Монолог в одном действии. Написана в июле 1991 года. Главная героиня Елена Андреевна много лет назад была изгнана из СССР за антисоветскую деятельность. Прошли годы, и вот теперь, вдали от прекрасной и ненавистной Родины, никому не нужная в Америке, живя в центре Манхэттена, Елена Андреевна вспоминает… Нет, она вспоминает свою последнюю любовь – Патриса: «Кто-то запомнил первую любовь, а я – запомнила последнюю…» – говорит героиня пьесы.


Для тебя

«Для тебя» (1991) – это сразу две пьесы Николая Коляды – «Венский стул» и «Черепаха Маня». Первая пьеса – «Венский стул» – приводит героя и героиню в одну пустую, пугающую, замкнутую комнату, далекую от каких-либо конкретных жизненных реалий, опознавательных знаков. Нельзя сказать, где именно очутились персонажи, тем более остается загадочным, как такое произошло. При этом, главным становится тонкий психологический рисунок, органика человеческих отношений, сиюминутность переживаний героев.В ремарках второй пьесы – «Черепаха Маня» – автор неоднократно, и всерьез, и не без иронии сетует, что никак не получается обойтись хорошим литературным языком, герои то и дело переходят на резкие выражения – а что поделаешь?
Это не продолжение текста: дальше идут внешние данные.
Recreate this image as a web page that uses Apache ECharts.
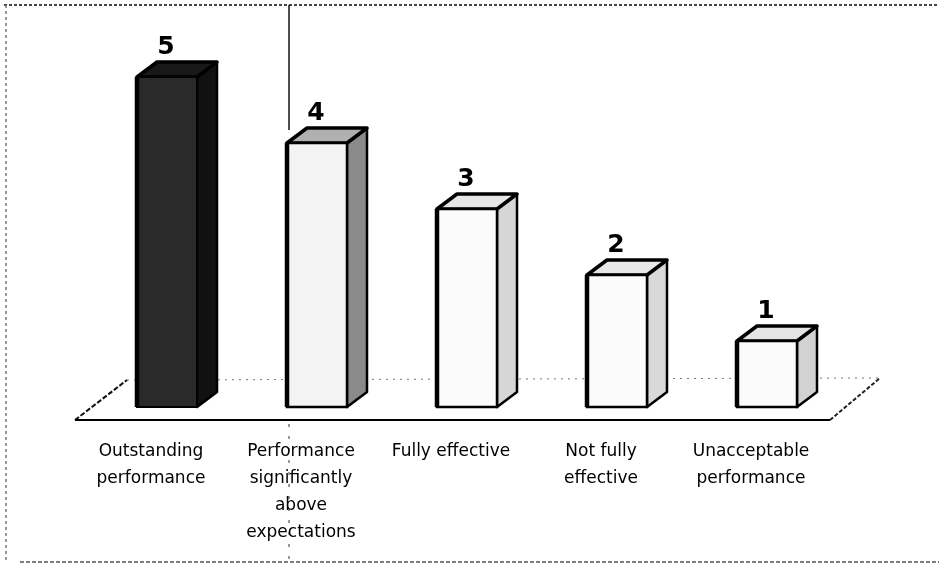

В почерке драматурга есть своего рода мрачный импрессионизм и безбоязненное чутье, заставляющее сохранять ту «правду жизни», которая необходима для создания правды художественной, для выражения именно того драматизма, который чувствует автор.


Носферату

Амалия Носферату пригласила в гости человека из Театра, чтобы отдать ему для спектакля ненужные вещи. Оказалось, что отдает она ему всю свою жизнь. А может быть, это вовсе и не однофамилица знаменитого вампира, а сам автор пьесы расстаётся с чем-то важным, любимым?..


Куриная слепота

Пьеса в двух действиях. Написана в декабре 1996 года. В провинциальный город в поисках своего отца и матери приезжает некогда знаменитая актриса, а теперь «закатившаяся» звезда Лариса Боровицкая. Она была знаменита, богата и любима поклонниками, но теперь вдруг забыта всеми, обнищала, скатилась, спилась и угасла. Она встречает здесь Анатолия, похожего на её погибшего сорок дней назад друга. В сумасшедшем бреду она пытается вспомнить своё прошлое, понять будущее, увидеть, заглянуть в него. Всё перепутывается в воспаленном сознании Ларисы.


Тутанхамон

В этой истории много смешного и грустного, как, впрочем, всегда бывает в жизни. Три немолодые женщины мечтают о любви, о человеке, который будет рядом и которому нужна будет их любовь и тихая радость. Живут они в маленьком провинциальном городке, на краю жизни, но от этого их любовь и стремление жить во что бы то ни стало, становится только ярче и пронзительнее…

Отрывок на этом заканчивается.